At the heart of the dispute lies the Alien Enemies Act, a law passed in the 18th century allowing the U.S. government to detain or deport nationals from countries with which it is at war. Though originally conceived for periods of declared war, the Trump administration has invoked it as a tool to expedite removals in the name of national security, citing mounting evidence of organized criminal infiltration from Venezuela. But its sudden application in a modern, peacetime context has drawn immediate legal scrutiny.
BREAKING: The Trump administration asks the Supreme Court to step in to Alien Enemies Act dispute and allow deportation pic.twitter.com/fsQZGUhYfj
— SCOTUSblog (@SCOTUSblog) March 28, 2025
Earlier this week, the D.C. Circuit Court of Appeals dealt a blow to the administration’s strategy, upholding a lower court’s temporary restraining order (TRO) that halts deportations under the law for 14 days. The narrow 2-1 decision focused heavily on due process protections, underscoring concerns that individuals could be deported before courts have time to assess the legality of their removal, or their potential ties to criminal networks.

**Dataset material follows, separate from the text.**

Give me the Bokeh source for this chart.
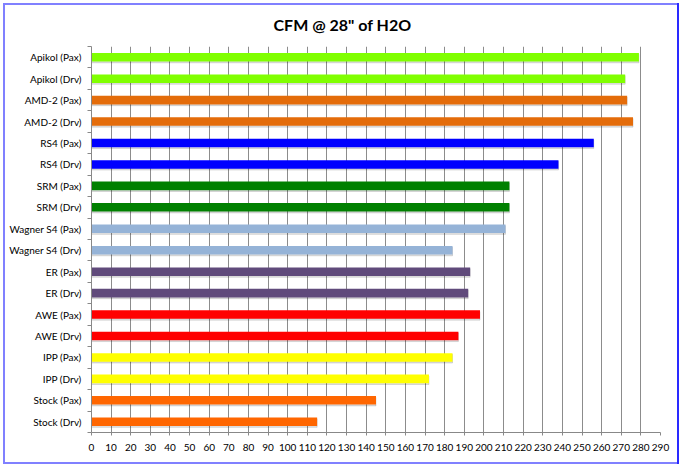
from bokeh.plotting import figure
from bokeh.models import FixedTicker, ColumnDataSource, Range1d
from bokeh.transform import dodge
from bokeh.embed import file_html
from bokeh.resources import INLINE

categories = ["Apikol (Pax)", "Apikol (Drv)", "AMD-2 (Pax)", "AMD-2 (Drv)",
              "RS4 (Pax)", "RS4 (Drv)", "SRM (Pax)", "SRM (Drv)",
              "Wagner S4 (Pax)", "Wagner S4 (Drv)", "ER (Pax)", "ER (Drv)",
              "AWE (Pax)", "AWE (Drv)", "IPP (Pax)", "IPP (Drv)",
              "Stock (Pax)", "Stock (Drv)"]
cfm = [279, 272, 273, 276, 256, 238, 213, 213, 211, 184,
       193, 192, 198, 187, 184, 172, 145, 115]
bar_colors = ["#80FF00", "#80FF00", "#E46C0A", "#E46C0A", "#0000FF", "#0000FF",
              "#008000", "#008000", "#95B3D7", "#95B3D7", "#604A7B", "#604A7B",
              "#FF0000", "#FF0000", "#FFFF00", "#FFFF00", "#FF6600", "#FF6600"]
x_ticks = list(range(0, 300, 10))

n = len(categories)
ypos = [n - i - 0.5 for i in range(n)]
src = ColumnDataSource(dict(y=ypos, cfm=cfm, color=bar_colors, name=categories))

FONT = "Lato"

p = figure(width=682, height=467, x_range=Range1d(0, 290), y_range=Range1d(0, n),
           output_backend="svg", toolbar_location=None,
           min_border_left=91, min_border_right=22, min_border_top=45, min_border_bottom=35,
           title='CFM @ 28" of H2O',
           styles={"background-color": "white",
                   "box-shadow": ("inset 0 0 0 3px white, inset -5px 0 0 0 #2A2AFF, "
                                  "inset 0 0 0 5px #8080FF")})
p.outline_line_color = None
p.background_fill_color = "white"
p.border_fill_color = None

p.title.align = "left"
p.title.text_font = FONT
p.title.text_font_size = "16px"
p.title.text_font_style = "bold"
p.title.text_color = "#000000"
p.title.offset = 182
if "standoff" in p.title.properties():
    p.title.standoff = 25

# shadow + bars
p.hbar(y=dodge("y", -0.06, range=p.y_range), right="cfm", left=0, height=0.4,
       source=src, color="#000000", alpha=0.12)
p.hbar(y="y", right="cfm", left=0, height=0.4, source=src,
       fill_color="color", line_color=None)

xa = p.xaxis[0]
xa.ticker = FixedTicker(ticks=x_ticks)
xa.major_tick_in = 0
xa.major_tick_out = 3
xa.minor_tick_line_color = None
xa.axis_line_color = "#888888"
xa.major_tick_line_color = "#888888"
xa.major_label_text_font = FONT
xa.major_label_text_font_size = "10px"
xa.major_label_text_color = "#000000"
xa.major_label_standoff = 8

ya = p.yaxis[0]
ya.ticker = FixedTicker(ticks=ypos, minor_ticks=list(range(n + 1)))
ya.major_label_overrides = {y: name for y, name in zip(ypos, categories)}
ya.major_tick_line_color = None
ya.major_tick_in = 0
ya.major_tick_out = 4
ya.minor_tick_in = 0
ya.minor_tick_out = 4
ya.minor_tick_line_color = "#888888"
ya.axis_line_color = "#888888"
ya.major_label_text_font = FONT
ya.major_label_text_font_size = "10px"
ya.major_label_text_color = "#000000"
ya.major_label_standoff = 6

p.xgrid.ticker = FixedTicker(ticks=x_ticks)
p.xgrid.grid_line_color = "#8c8c8c"
p.ygrid.grid_line_color = None

open("out.html", "w").write(file_html(p, INLINE))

Judge Karen Henderson, a George W. Bush appointee, acknowledged the administration’s urgency but sided with her more liberal colleague, Judge Patricia Millett, in affirming the TRO. Henderson stressed that the plaintiffs faced potential exile to countries not their own, while Millett emphasized the irreversible legal damage that could result from hasty deportations—removing individuals beyond reach of counsel or judicial oversight.
In response, Acting Solicitor General Sarah Harris warned the Supreme Court that the circuit court’s “flawed” decision risked damaging sensitive foreign negotiations and undercutting presidential authority in matters of national security. The administration’s filing urged the high court to not only review the case but to grant an immediate administrative stay, allowing deportations to resume while the court deliberates.

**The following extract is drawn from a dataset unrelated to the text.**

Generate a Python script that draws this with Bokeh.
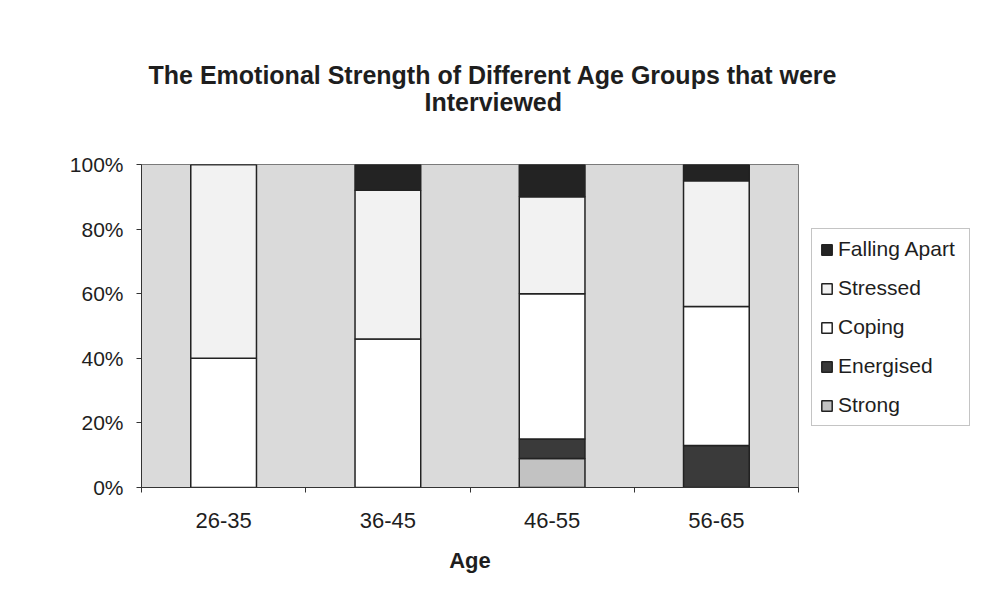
import numpy as np
from bokeh.plotting import figure
from bokeh.models import (ColumnDataSource, FixedTicker, PrintfTickFormatter,
                          Legend, LegendItem, Range1d, Title)
from bokeh.embed import file_html
from bokeh.resources import INLINE

# ---- data ----
ages = ["26-35", "36-45", "46-55", "56-65"]
strong = [0, 0, 9, 0]
energised = [0, 0, 6, 13]
coping = [40, 46, 45, 43]
stressed = [60, 46, 30, 39]
falling_apart = [0, 8, 10, 5]
y_ticks = [0, 20, 40, 60, 80, 100]

series = ["Strong", "Energised", "Coping", "Stressed", "Falling Apart"]
colors = ["#c2c2c2", "#3a3a3a", "#ffffff", "#f2f2f2", "#232323"]
title_lines = ["The Emotional Strength of Different Age Groups that were",
               "Interviewed"]

xpos = list(np.arange(len(ages)) + 0.5)
source = ColumnDataSource(dict(x=xpos, Strong=strong, Energised=energised,
                               Coping=coping, Stressed=stressed,
                               **{"Falling Apart": falling_apart}))

FONT = "Liberation Sans"
TXT = "#1e1e1e"

p = figure(output_backend="svg", toolbar_location=None,
           frame_width=657, frame_height=323,
           min_border_left=141, min_border_right=175,
           min_border_top=164, min_border_bottom=109,
           x_range=Range1d(0, len(ages)), y_range=Range1d(0, 100))
p.title = None

renderers = p.vbar_stack(series, x="x", width=0.4, source=source,
                         fill_color=colors, line_color="#222222", line_width=1.5)

p.background_fill_color = "#dadada"
p.border_fill_color = "white"
p.outline_line_color = "#7a7a7a"
p.outline_line_width = 1
p.xgrid.visible = False
p.ygrid.visible = False

# title: spacer nearest the frame, then the two title lines
title_style = dict(text_font=FONT, text_font_size="25px", text_font_style="bold",
                   text_color=TXT)
t0 = Title(text=" ", align="left", standoff=21, **title_style)
t2 = Title(text=title_lines[1], align="left", offset=283, standoff=-5, **title_style)
t1 = Title(text=title_lines[0], align="left", offset=7, standoff=-1, **title_style)
p.add_layout(t0, "above")
p.add_layout(t2, "above")
p.add_layout(t1, "above")

# x axis
xa = p.xaxis[0]
xa.ticker = FixedTicker(ticks=xpos, minor_ticks=list(range(len(ages) + 1)))
xa.major_label_overrides = {float(x): a for x, a in zip(xpos, ages)}
xa.major_tick_out = 0
xa.major_tick_in = 0
xa.minor_tick_out = 5
xa.minor_tick_in = 0
xa.major_label_standoff = 20
xa.major_label_text_font = FONT
xa.major_label_text_font_size = "22px"
xa.major_label_text_color = TXT
xa.axis_label = "Age"
xa.axis_label_text_font = FONT
xa.axis_label_text_font_size = "22px"
xa.axis_label_text_font_style = "bold"
xa.axis_label_text_color = TXT
xa.axis_label_standoff = 17
xa.axis_line_color = "#333333"
xa.minor_tick_line_color = "#333333"

# y axis
ya = p.yaxis[0]
ya.ticker = FixedTicker(ticks=y_ticks, minor_ticks=[])
ya.formatter = PrintfTickFormatter(format="%d%%")
ya.major_tick_out = 5
ya.major_tick_in = 0
ya.major_label_standoff = 13
ya.major_label_text_font = FONT
ya.major_label_text_font_size = "21px"
ya.major_label_text_color = TXT
ya.axis_line_color = "#333333"
ya.major_tick_line_color = "#333333"

# legend (top item = top of stack), placed in the right-hand panel
items = [LegendItem(label=s, renderers=[r]) for s, r in zip(series, renderers)][::-1]
legend = Legend(items=items, location=(13, 61),
                label_text_font=FONT, label_text_font_size="21px",
                label_text_color=TXT, label_height=21, label_width=123,
                label_standoff=5,
                glyph_height=13, glyph_width=13, spacing=15, padding=8, margin=0,
                border_line_color="#8a8a8a", border_line_width=1,
                background_fill_color="white", background_fill_alpha=1)
p.add_layout(legend, "right")

open("out.html", "w").write(file_html(p, INLINE))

The stakes are political as much as legal. At a time when border enforcement remains a central campaign issue, the administration is framing the courts’ resistance as an obstruction to executive power and national safety.
“This is an unauthorized infringement on the president’s authority,” declared White House Press Secretary Karoline Leavitt, promising swift action to restore control over immigration policy and, in her words, “Make America Safe Again.”

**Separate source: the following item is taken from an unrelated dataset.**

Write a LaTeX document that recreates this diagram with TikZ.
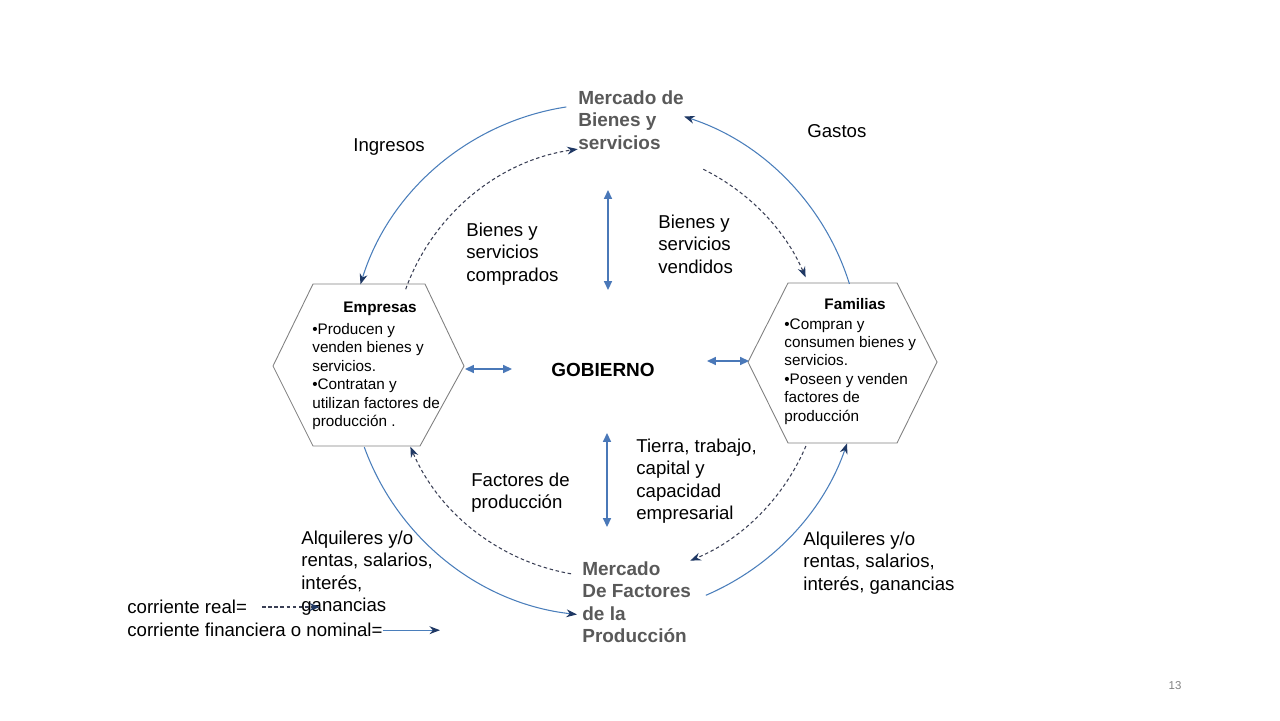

President Trump has full authority to invoke the Alien Enemies Act. The court has no jurisdiction to block the President’s actions taken both pursuant to that act and under his Commander-in-chief powers. pic.twitter.com/bBQfisZh0z
— Eric Schmitt (@Eric_Schmitt) March 27, 2025
The Supreme Court’s response—likely to come swiftly—could mark a turning point in how ancient statutes are wielded in modern immigration battles, and whether the executive branch can use emergency powers to circumvent standard due process in the name of national security.